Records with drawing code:
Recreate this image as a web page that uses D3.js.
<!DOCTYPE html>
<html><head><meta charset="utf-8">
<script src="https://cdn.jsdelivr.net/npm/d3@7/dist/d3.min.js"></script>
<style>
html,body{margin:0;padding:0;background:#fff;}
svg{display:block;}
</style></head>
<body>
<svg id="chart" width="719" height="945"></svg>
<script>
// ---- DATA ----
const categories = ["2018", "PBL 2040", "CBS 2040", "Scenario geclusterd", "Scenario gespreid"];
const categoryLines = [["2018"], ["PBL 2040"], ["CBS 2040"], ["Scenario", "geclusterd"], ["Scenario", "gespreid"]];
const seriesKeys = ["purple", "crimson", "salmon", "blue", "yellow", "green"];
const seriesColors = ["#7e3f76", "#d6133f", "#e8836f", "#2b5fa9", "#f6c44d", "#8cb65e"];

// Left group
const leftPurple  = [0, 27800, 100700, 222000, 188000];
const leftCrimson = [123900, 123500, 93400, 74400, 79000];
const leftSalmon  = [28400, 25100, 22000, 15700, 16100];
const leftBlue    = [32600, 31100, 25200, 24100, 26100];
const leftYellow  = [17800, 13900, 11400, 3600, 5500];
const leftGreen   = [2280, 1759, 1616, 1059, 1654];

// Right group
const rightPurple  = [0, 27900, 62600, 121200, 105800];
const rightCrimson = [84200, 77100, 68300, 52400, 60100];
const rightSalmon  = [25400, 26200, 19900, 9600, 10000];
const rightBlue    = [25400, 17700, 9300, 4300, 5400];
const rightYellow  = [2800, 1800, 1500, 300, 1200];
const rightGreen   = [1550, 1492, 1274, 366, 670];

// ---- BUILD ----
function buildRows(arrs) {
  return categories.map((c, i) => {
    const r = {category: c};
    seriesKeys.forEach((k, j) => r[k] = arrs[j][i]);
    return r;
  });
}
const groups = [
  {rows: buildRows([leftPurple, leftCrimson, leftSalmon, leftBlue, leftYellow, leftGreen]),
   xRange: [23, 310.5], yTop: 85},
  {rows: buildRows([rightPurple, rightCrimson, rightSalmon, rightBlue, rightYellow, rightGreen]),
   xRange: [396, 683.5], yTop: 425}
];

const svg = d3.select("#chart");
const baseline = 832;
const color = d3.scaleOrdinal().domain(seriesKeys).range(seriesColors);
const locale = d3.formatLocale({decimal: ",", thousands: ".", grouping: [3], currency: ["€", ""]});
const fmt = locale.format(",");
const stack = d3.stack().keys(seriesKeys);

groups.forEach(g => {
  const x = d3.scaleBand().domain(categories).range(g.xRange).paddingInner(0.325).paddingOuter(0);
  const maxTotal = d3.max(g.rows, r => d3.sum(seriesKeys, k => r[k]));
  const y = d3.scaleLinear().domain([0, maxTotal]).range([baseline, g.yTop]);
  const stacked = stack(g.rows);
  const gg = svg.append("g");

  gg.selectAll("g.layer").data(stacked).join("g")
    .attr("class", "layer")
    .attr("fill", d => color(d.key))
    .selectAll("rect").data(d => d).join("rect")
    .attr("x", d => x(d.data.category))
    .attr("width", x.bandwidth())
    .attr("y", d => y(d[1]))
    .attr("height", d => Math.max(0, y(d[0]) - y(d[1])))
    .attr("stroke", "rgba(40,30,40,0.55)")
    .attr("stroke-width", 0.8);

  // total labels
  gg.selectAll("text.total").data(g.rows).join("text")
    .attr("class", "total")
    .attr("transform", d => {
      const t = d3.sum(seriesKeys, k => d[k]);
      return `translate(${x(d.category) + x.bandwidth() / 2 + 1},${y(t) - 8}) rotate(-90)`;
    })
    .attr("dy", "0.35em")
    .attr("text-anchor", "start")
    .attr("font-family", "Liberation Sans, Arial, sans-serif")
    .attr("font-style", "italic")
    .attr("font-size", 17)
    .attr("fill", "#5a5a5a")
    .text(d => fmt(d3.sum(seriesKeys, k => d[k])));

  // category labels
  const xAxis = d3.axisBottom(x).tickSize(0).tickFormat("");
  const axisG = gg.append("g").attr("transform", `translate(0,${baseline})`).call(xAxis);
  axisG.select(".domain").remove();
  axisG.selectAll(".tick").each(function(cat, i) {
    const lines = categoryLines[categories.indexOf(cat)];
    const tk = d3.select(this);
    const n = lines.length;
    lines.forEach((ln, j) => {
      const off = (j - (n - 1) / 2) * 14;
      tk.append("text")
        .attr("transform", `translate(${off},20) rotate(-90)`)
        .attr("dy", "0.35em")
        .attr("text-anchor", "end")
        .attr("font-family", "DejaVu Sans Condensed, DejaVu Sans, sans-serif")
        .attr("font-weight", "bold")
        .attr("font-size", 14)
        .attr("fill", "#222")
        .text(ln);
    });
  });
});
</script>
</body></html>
* * *
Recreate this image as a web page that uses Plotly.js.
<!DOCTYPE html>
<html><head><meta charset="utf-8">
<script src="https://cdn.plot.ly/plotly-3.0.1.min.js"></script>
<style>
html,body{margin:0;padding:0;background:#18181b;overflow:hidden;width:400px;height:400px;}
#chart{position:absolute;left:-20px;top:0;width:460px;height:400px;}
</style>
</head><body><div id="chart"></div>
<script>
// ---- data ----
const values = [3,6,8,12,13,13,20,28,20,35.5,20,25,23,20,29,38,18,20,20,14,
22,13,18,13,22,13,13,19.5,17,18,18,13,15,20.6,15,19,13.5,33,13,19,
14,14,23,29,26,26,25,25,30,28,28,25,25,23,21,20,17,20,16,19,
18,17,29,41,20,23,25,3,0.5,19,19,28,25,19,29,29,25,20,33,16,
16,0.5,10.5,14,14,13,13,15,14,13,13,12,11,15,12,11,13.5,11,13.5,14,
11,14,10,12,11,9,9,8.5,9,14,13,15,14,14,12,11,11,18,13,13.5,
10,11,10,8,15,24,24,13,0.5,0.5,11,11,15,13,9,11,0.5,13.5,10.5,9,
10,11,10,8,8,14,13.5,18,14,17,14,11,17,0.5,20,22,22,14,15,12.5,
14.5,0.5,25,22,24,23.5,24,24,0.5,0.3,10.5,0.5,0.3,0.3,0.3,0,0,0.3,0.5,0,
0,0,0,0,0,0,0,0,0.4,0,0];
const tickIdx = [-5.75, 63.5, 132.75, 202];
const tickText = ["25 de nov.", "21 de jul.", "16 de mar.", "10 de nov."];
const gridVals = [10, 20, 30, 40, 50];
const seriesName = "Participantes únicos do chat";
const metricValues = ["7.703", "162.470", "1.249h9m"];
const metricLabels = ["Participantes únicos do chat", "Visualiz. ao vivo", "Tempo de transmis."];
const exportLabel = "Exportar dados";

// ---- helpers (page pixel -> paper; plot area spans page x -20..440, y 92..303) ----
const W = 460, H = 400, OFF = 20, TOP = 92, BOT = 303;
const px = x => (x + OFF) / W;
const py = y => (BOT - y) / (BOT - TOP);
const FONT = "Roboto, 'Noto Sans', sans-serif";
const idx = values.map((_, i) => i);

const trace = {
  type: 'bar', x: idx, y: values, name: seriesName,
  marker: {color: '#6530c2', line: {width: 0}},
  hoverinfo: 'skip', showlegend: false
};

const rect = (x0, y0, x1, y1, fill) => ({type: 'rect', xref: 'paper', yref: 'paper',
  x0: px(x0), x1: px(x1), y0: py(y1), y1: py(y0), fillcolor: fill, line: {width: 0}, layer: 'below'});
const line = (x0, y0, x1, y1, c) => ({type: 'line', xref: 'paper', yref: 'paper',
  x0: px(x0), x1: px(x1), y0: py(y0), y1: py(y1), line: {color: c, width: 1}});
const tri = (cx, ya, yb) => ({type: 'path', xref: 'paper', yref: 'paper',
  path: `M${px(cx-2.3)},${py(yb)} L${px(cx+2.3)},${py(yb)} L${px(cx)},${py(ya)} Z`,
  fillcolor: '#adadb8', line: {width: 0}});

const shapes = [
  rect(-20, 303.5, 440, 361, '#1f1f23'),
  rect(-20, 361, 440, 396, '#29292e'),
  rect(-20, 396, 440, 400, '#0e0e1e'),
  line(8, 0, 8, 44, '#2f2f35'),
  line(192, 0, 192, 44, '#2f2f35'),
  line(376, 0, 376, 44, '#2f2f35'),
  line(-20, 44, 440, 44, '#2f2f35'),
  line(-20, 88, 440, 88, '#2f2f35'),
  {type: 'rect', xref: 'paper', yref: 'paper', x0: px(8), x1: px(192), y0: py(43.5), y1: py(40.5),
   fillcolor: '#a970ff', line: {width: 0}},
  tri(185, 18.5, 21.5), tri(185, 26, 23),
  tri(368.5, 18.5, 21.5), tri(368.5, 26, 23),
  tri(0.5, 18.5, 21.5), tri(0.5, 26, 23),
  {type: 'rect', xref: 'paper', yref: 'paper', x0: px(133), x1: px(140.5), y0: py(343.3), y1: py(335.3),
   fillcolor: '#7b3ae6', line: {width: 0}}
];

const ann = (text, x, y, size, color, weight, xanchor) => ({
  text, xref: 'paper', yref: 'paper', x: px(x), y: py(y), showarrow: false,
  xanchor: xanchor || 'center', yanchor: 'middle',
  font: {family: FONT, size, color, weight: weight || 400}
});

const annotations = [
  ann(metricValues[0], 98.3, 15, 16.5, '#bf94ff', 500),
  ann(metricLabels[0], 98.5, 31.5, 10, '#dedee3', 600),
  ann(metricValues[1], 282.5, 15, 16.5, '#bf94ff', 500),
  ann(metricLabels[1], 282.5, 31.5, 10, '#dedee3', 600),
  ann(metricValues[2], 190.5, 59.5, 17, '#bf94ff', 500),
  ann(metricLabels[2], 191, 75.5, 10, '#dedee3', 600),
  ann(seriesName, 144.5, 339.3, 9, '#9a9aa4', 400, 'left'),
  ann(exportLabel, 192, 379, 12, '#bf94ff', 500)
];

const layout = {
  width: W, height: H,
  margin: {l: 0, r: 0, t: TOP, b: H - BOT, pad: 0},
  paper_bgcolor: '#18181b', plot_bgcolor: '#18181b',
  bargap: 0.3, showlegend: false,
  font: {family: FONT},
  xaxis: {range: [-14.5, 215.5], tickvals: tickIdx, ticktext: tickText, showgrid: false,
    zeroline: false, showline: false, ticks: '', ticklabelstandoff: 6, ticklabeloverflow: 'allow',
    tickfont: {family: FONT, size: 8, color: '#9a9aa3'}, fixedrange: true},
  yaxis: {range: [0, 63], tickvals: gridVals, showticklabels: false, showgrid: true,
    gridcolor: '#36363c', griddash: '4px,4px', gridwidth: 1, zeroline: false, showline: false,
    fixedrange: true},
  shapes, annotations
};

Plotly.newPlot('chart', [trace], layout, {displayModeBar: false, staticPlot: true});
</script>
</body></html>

# Task statement:
Repeat exactly the lines from the one containing "Recreate this image as a web page that uses D3.js." through the one containing "1274, 366, 670];", both included, and nothing else.

# Exercise answer:
Recreate this image as a web page that uses D3.js.
<!DOCTYPE html>
<html><head><meta charset="utf-8">
<script src="https://cdn.jsdelivr.net/npm/d3@7/dist/d3.min.js"></script>
<style>
html,body{margin:0;padding:0;background:#fff;}
svg{display:block;}
</style></head>
<body>
<svg id="chart" width="719" height="945"></svg>
<script>
// ---- DATA ----
const categories = ["2018", "PBL 2040", "CBS 2040", "Scenario geclusterd", "Scenario gespreid"];
const categoryLines = [["2018"], ["PBL 2040"], ["CBS 2040"], ["Scenario", "geclusterd"], ["Scenario", "gespreid"]];
const seriesKeys = ["purple", "crimson", "salmon", "blue", "yellow", "green"];
const seriesColors = ["#7e3f76", "#d6133f", "#e8836f", "#2b5fa9", "#f6c44d", "#8cb65e"];

// Left group
const leftPurple  = [0, 27800, 100700, 222000, 188000];
const leftCrimson = [123900, 123500, 93400, 74400, 79000];
const leftSalmon  = [28400, 25100, 22000, 15700, 16100];
const leftBlue    = [32600, 31100, 25200, 24100, 26100];
const leftYellow  = [17800, 13900, 11400, 3600, 5500];
const leftGreen   = [2280, 1759, 1616, 1059, 1654];

// Right group
const rightPurple  = [0, 27900, 62600, 121200, 105800];
const rightCrimson = [84200, 77100, 68300, 52400, 60100];
const rightSalmon  = [25400, 26200, 19900, 9600, 10000];
const rightBlue    = [25400, 17700, 9300, 4300, 5400];
const rightYellow  = [2800, 1800, 1500, 300, 1200];
const rightGreen   = [1550, 1492, 1274, 366, 670];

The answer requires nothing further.